Le Greco n’aura eu cesse d’évoluer en réinventant la peinture à partir de la Crète et de la tradition de l’icône byzantine qu’il refusera puisque représentante du contraire de ce qu’il va chercher. Et trouver. Mélangeant les cultures, le peintre transforme tout. Et ce, dès son “Saint Luc peignant la Vierge”, là où la main de Dieu est remplacée par la main humaine. Celle d’un Saint certes — mais homme tout de même.
Quittant l’icône pour la perspective, passant de la Grèce à Venise puis à Rome Greco défendra toujours son héritage de l’Antique mais va néanmoins vers la Renaissance et ses nouveautés. Se réclamant du Titien mais restant plus proche du Tintoret il est le peintre du dynamisme. Très vite celui qui fut traceur de plans pour survivre, veut concurrencer les peintres italiens. Il espère, à Rome, prouver comment réinventer les images au moment où — suite au Concile de Trente — l’Eglise demande aux artistes de réanimer l’iconographie pieuse pour l’édification des foules.
Incarnation du peintre de la Renaissance Greco brille par un style iconique s’il en est. Michel Ange devient — quoique décédé — le frère qu’il jalouse. Maître de la ligne et de la couleur, de la “pittura” et de la “macchia”, Greco crée des gammes denses et profondes, maniéristes et presque psychédélistes avant la lettre que Kientz met en évidence dans son essai.
Pour lui, la construction chez le protégé de Philippe II se fait avant tout par la couleur. Il approfondit ses découvertes et ses portraits réels ou religieux qui s’achèveront par “une Visitation sans visage” (Malraux). Le tout en une quête bien moins spirituelle plastique. L’extase n’est pour lui religieuse qu’au moment où il peint.
L’espace chez lui devient un plan englobant et “diffragmenté” comme le souligne encore Guillaume Kientz en retenant pour le prouver “L’adoration des bergers” et ses inondations de diverses lumières. Les ciels sont souvent fermés afin de rendre aux images un impact plus grand au moment où le rapport à la nature anticipe celle des Impressionnistes.
Le Greco l’exprime plus qu’il ne la décrit. Elle devient une force en mouvement dans une critique implicite du maniérisme à travers des sortes de courants d’air et des foules agitées où le paysage devient un massepain bourbeux et tournoyant. Et tout autant cosmique dans une oeuvre qui devient d’une singularité totale dès qu’il arrive en Espagne et à Tolède.

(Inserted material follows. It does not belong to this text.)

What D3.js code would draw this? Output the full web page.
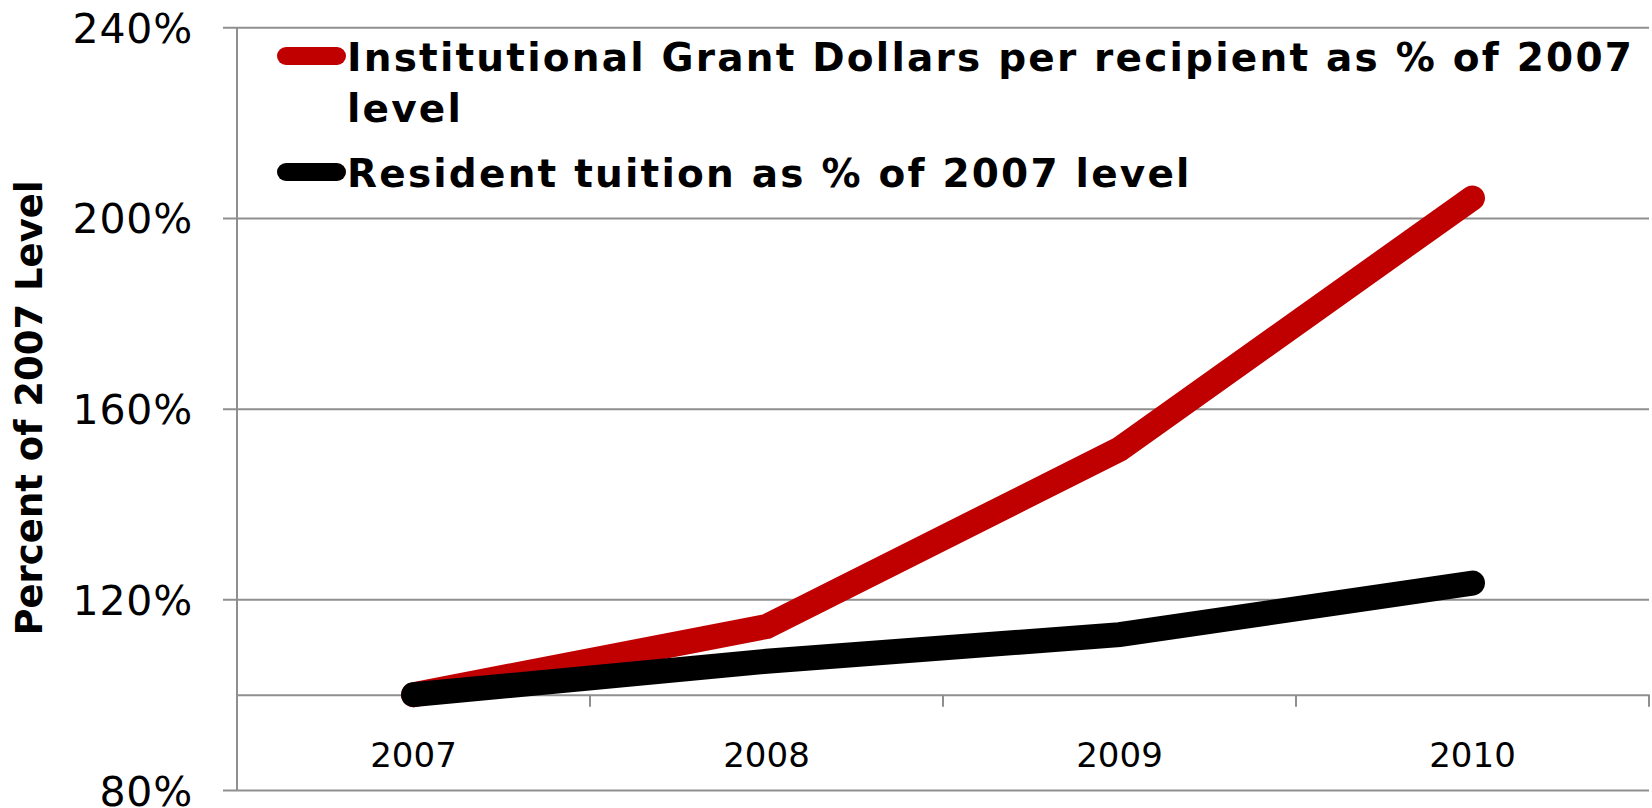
<!DOCTYPE html>
<html>
<head>
<meta charset="utf-8">
<script src="https://cdn.jsdelivr.net/npm/d3@7/dist/d3.min.js"></script>
<style>
  html, body { margin: 0; padding: 0; background: #fff; }
  svg { display: block; }
</style>
</head>
<body>
<svg id="chart" width="1652" height="808"></svg>
<script>
// ---- data ----
const years = ["2007", "2008", "2009", "2010"];
const grantPct = [100, 114.3, 151.5, 204.2];
const tuitionPct = [100, 107, 112.6, 123.4];
const yTicks = [80, 120, 160, 200, 240];
const seriesNames = [
  ["Institutional Grant Dollars per recipient as % of 2007", "level"],
  ["Resident tuition as % of 2007 level"]
];
const seriesColors = ["#C00000", "#000000"];
const yTitle = "Percent of 2007 Level";

(function () {
// ---- layout ----
const svg = d3.select("#chart");
const plotLeft = 237, plotRight = 1649, plotTop = 27.3, plotBottom = 790;
const gridColor = "#8f8f8f";

const x = d3.scaleBand().domain(years).range([plotLeft, plotRight]).padding(0);
const y = d3.scaleLinear().domain([80, 240]).range([plotBottom, plotTop]);

// gridlines + y tick labels
const yAxis = d3.axisLeft(y)
  .tickValues(yTicks)
  .tickSizeInner(-(plotRight - 223))
  .tickSizeOuter(0)
  .tickPadding(30)
  .tickFormat(d => d + "%");
const gy = svg.append("g").attr("transform", "translate(223,0)").call(yAxis);
gy.select(".domain").remove();
gy.selectAll(".tick line").attr("stroke", gridColor).attr("stroke-width", 2);
gy.selectAll(".tick text")
  .attr("fill", "#000")
  .attr("dy", null)
  .attr("y", 15)
  .style("font-family", "'DejaVu Sans', Verdana, sans-serif")
  .style("font-size", "41px")
  .style("letter-spacing", "0.8px");

// vertical axis line
svg.append("line")
  .attr("x1", plotLeft).attr("x2", plotLeft)
  .attr("y1", plotTop).attr("y2", plotBottom)
  .attr("stroke", gridColor).attr("stroke-width", 2);

// horizontal axis at 100%
const y100 = y(100);
const xAxis = d3.axisBottom(x).tickSizeInner(0).tickSizeOuter(0).tickPadding(48);
const gx = svg.append("g").attr("transform", `translate(0,${y100})`).call(xAxis);
gx.select(".domain").attr("stroke", gridColor).attr("stroke-width", 2);
gx.selectAll(".tick text")
  .attr("fill", "#000")
  .style("font-family", "'DejaVu Sans', Verdana, sans-serif")
  .style("font-size", "34px");
// category boundary tick marks
gx.selectAll(".cat-tick")
  .data(years)
  .enter().append("line")
  .attr("class", "cat-tick")
  .attr("x1", d => x(d) + x.step()).attr("x2", d => x(d) + x.step())
  .attr("y1", 0).attr("y2", 12)
  .attr("stroke", gridColor).attr("stroke-width", 2);

// lines
const line = d3.line()
  .x((d, i) => x(years[i]) + x.bandwidth() / 2)
  .y(d => y(d));

[grantPct, tuitionPct].forEach((vals, k) => {
  svg.append("path")
    .datum(vals)
    .attr("d", line)
    .attr("fill", "none")
    .attr("stroke", seriesColors[k])
    .attr("stroke-width", 25)
    .attr("stroke-linecap", "round")
    .attr("stroke-linejoin", "miter");
});

// legend
const legendY = [56, 172];
const lg = svg.append("g");
seriesNames.forEach((lines, k) => {
  lg.append("line")
    .attr("x1", 286).attr("x2", 337)
    .attr("y1", legendY[k]).attr("y2", legendY[k])
    .attr("stroke", seriesColors[k])
    .attr("stroke-width", 18)
    .attr("stroke-linecap", "round");
  const t = lg.append("text")
    .attr("x", 347)
    .attr("y", legendY[k] + 14.5)
    .attr("fill", "#000")
    .style("font-family", "'DejaVu Sans', Verdana, sans-serif")
    .style("font-weight", "bold")
    .style("font-size", "39px")
    .style("letter-spacing", "2.2px");
  lines.forEach((s, j) => {
    t.append("tspan").attr("x", 347).attr("dy", j === 0 ? 0 : 51).text(s);
  });
});

// y axis title
svg.append("text")
  .attr("transform", "translate(42,408) rotate(-90)")
  .attr("text-anchor", "middle")
  .attr("fill", "#000")
  .style("font-family", "'DejaVu Sans', Verdana, sans-serif")
  .style("font-weight", "bold")
  .style("font-size", "37px")
  .text(yTitle);
})();
</script>
</body>
</html>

L’art devient véritablement sa matière. Auprès de Philippe II et sa Contre Réforme il abandonne ce qui était romain dans sa peinture pour aller vers un “gothique flamboyant” très original par une conversion à l’art espagnol que de fait il invente en instaurant un style national du pays qui devient l’empire de l’époque.
Face au maniérisme qui s’essoufflait et la crise de l’image, Greco aura repensé la peinture. Pas étonnant que Picasso et Cézanne trouvent en Greco le plus important des “pères”, pairs et repères.
jean-paul gavard-perret
Guillaume Kientz, Greco, Réunion des Musées Nationaux, Paris, 2019, 240 p. — 45,00 €.